The son of a Mexican father and Peruvian mother, Torres is one of six Hispanic players in the NHL. He attributes his physical style to growing up in Toronto, where he had to be tough "going up against the big boys."
Off the ice, he's an unassuming father and husband whose wife, Gianna, "has trouble getting three words out of me."
His reputation for brutality overshadows a high level of speed and skill that made Torres a first-round pick (No. 5 overall) in the 2000 NHL draft. He has played for seven teams, been to the Stanley Cup finals twice and amassed 255 career points.
Around these parts, Torres is best known for two collisions. In 2006, his vicious open-ice hit to the head of the Sharks' Milan Michalek turned a playoff series in Edmonton's favor. Two years ago, while playing for Vancouver, Torres separated Joe Thornton's shoulder with a hard but clean hit in Game 4 of the Western Conference finals. The Sharks were eliminated the next game.
Those incidents helped make Torres one of the three greatest villains in Sharks history, according to longtime television play-by-play announcer Randy Hahn.
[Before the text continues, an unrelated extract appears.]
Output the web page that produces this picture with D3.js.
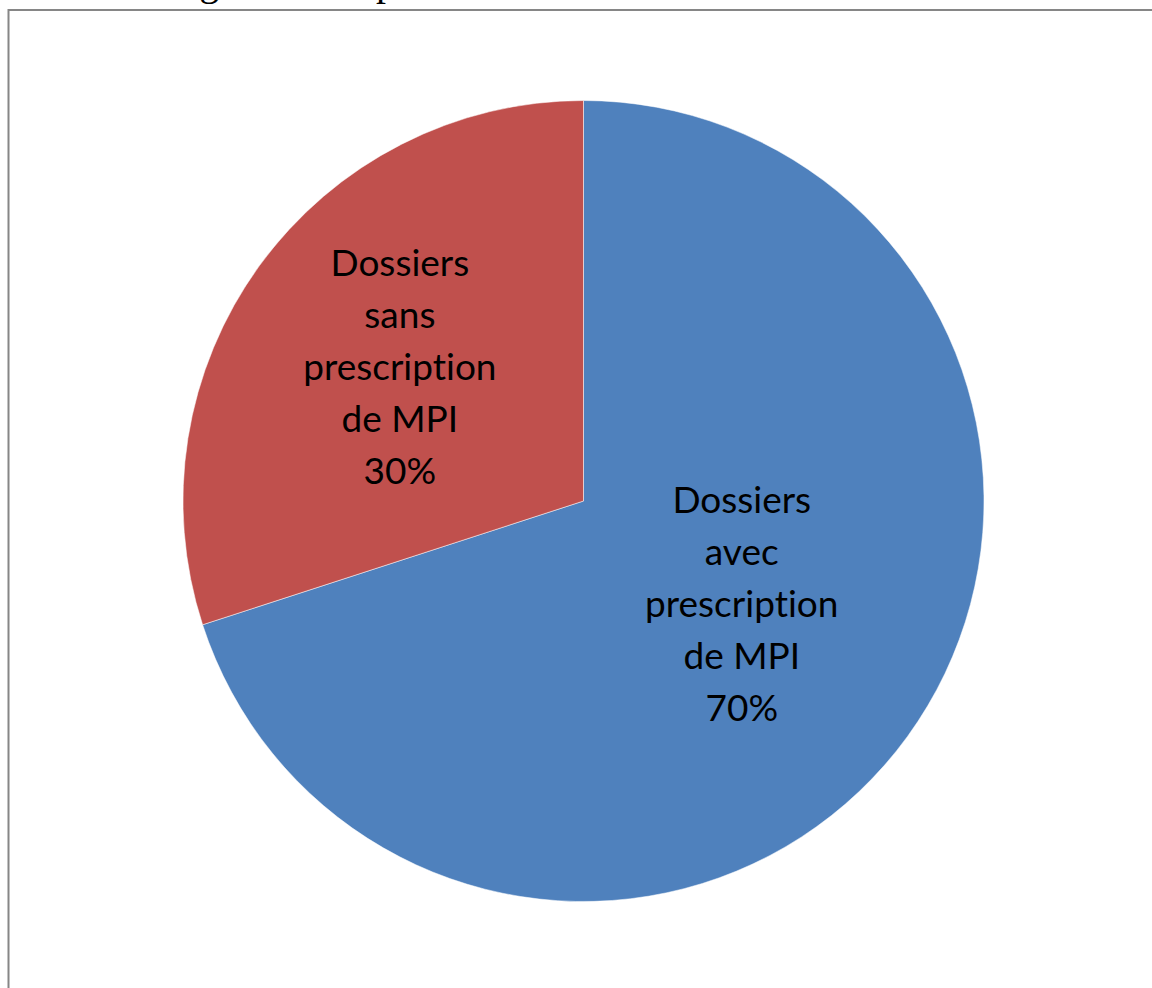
<!DOCTYPE html>
<html>
<head>
<meta charset="utf-8">
<script src="https://cdn.jsdelivr.net/npm/d3@7"></script>
<style>
  html, body { margin: 0; padding: 0; background: #fff; overflow: hidden; }
  svg { display: block; }
  text { font-variant-ligatures: none; }
</style>
</head>
<body>
<div id="chart"></div>
<script>
// Pie chart - dossiers avec / sans prescription de MPI

const categories = ['Dossiers avec prescription de MPI', 'Dossiers sans prescription de MPI'];
const labelLines = [
    ['Dossiers', 'avec', 'prescription', 'de MPI'],
    ['Dossiers', 'sans', 'prescription', 'de MPI']
];
const values = [70, 30];
const colors = ['#4F81BD', '#C0504D'];

const width = 1152;
const height = 988;
const cx = 583.5;
const cy = 501;
const radius = 400.5;

const svg = d3.select('#chart')
    .append('svg')
    .attr('width', width)
    .attr('height', height);

// title of the page above, mostly cut off by the crop
svg.append('text')
    .attr('x', 166)
    .attr('y', -5)
    .attr('font-family', 'Liberation Serif, serif')
    .attr('font-size', 40)
    .attr('fill', '#000')
    .text('Figure 3 : Répartition des dossiers');

// chart frame
svg.append('rect')
    .attr('x', 8.5)
    .attr('y', 10)
    .attr('width', width + 20)
    .attr('height', height + 20)
    .attr('fill', 'none')
    .attr('stroke', '#868686')
    .attr('stroke-width', 2);

const pie = d3.pie()
    .sort(null)
    .value(d => d);

const arcs = pie(values);

const arc = d3.arc()
    .innerRadius(0)
    .outerRadius(radius);

const g = svg.append('g')
    .attr('transform', `translate(${cx},${cy})`);

g.selectAll('path')
    .data(arcs)
    .join('path')
    .attr('d', arc)
    .attr('fill', (d, i) => colors[i])
    .attr('stroke', '#ffffff')
    .attr('stroke-opacity', 0.5)
    .attr('stroke-width', 1);

// labels sit near the slice bisector, like the Excel best-fit placement
const labelRadius = i => (i === 0 ? 189 : 227);
const labelNudge = i => (i === 0 ? -0.05 : 0);
const lineHeight = 52;

arcs.forEach((d, i) => {
    const mid = (d.startAngle + d.endAngle) / 2 + labelNudge(i);
    const lx = Math.sin(mid) * labelRadius(i);
    const ly = -Math.cos(mid) * labelRadius(i);
    const lines = labelLines[i].concat([values[i] + '%']);
    const t = g.append('text')
        .attr('text-anchor', 'middle')
        .attr('font-family', 'Lato, "Open Sans", sans-serif')
        .attr('font-size', 37)
        .attr('fill', '#000');
    lines.forEach((line, k) => {
        t.append('tspan')
            .attr('x', lx)
            .attr('y', ly + (k - (lines.length - 1) / 2) * lineHeight)
            .attr('dy', '0.34em')
            .text(line);
    });
});
</script>
</body>
</html>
"He's up there with Theo Fleury and Chris Pronger," Hahn said. "Fleury had an incident with Sharky, and when you get into it with a mascot you're always asking for trouble from the fans. Pronger was just a big, mean villain."
Hahn was thrilled when the Sharks acquired Torres in early April.
"My reaction was, 'Thank you,' " Hahn said. "He's a guy we've needed for years. We've already seen in a few weeks how much he's changed the dynamic."
Torres arrived one day after the Sharks traded veteran forward Ryane Clowe. Like Torres, Clowe was known as a punishing player, but there is a key difference.
"With Clowe, speed is one of his deterrents; Torres is very fast," Roenick said. "When (the Sharks) got him, I thought it was a phenomenal pickup."
Thornton was optimistic about joining forces with the player who separated his shoulder two years ago.
"He's a great skater," the Sharks captain said. "You definitely have to be aware when he's on the ice."
Wilson acknowledged that Torres made "some bad choices and paid the penalty, but he has learned from it."
Torres, whose penalty minutes have plunged this season, had no choice.
"I had to change my game to stay in the league," he said.
Torres is no longer on the edge. He's using his speed and skill to make big plays, frustrate opponents.
The same fans who used to boo him mercilessly at HP Pavilion are now his biggest supporters.